[Date Prev][Date Next][Thread Prev][Thread Next][Date Index][Thread Index]

Re: [Condor-users] quick question: is periodic vacate possible



On Tue, Jun 22, 2010 at 5:29 AM, Smith, Ian <I.C.Smith@xxxxxxxxxxxxxxx> wrote:
OK I think I see how  to go about this now. How would I write the
PREEMPT _expression_ - presumably it would need to include
a WANT_VACATE==TRUE term  (so that only jobs that save
their own checkpoints are vacated) and some way of determining
if the run time was greater than a given periodic checkpoint time 
I guess this value could be supplied via a job classad ?).

Did you get this working?

You have control over how long Condor waits for a job to checkpoint itself when it wants to get the job off a machine.

If your jobs have:

+CheckpointJob = True

And then:

# Some helpful macros
StateTimer = (CurrentTime - EnteredCurrentState)
ActivityTimer = (CurrentTime - EnteredCurrentActivity)

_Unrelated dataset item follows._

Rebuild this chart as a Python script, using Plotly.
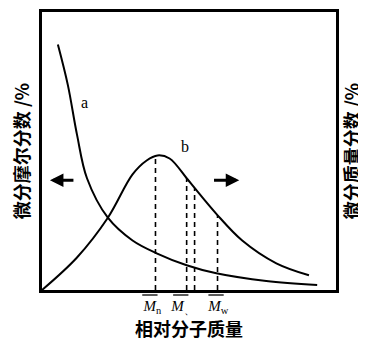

# Preempt long running jobs
PREEMPT = (ActivityTimer > 3600)

# WANT_VACATE gets checked when PREEPT=True to see if we should
# vacate the job through a checkpointing call or proceed directly to killing
# the job. So move to Preempting/Vacating if this is a check-pointable job
WANT_VACATE = CheckpointJob =?= True

# Move to the Preempting/Killing state after 30 seconds in Preempting/Vacating
KILL = $(StateTimer) > 30

# And get real tough on things after another 30 seconds in the
# Preempting/Killing state
KILLING_TIMEOUT = 30
 
That's the approximate framework for things. Now you can tweak it to suit your needs. Perhaps your jobs take a variable, but deterministic, amount of time to vacate. In this case, if they supplied their estimated checkpointing time with a job ad:

+CheckpointTime = 120

You could try to reference it (I'm not sure this is 100% correct TARGET. is always a tricky one to use):

# If the job told us how to long to wait for it to checkpoint use that. Otherwise use
# the default of 30 seconds.
KILL = (isUndefined(TARGET.CheckpointTime) && ($(StateTimer) > TARGET.CheckpointTime)) || ($(StateTimer) > 30)

That needs to be verified. But it's a start.

- Ian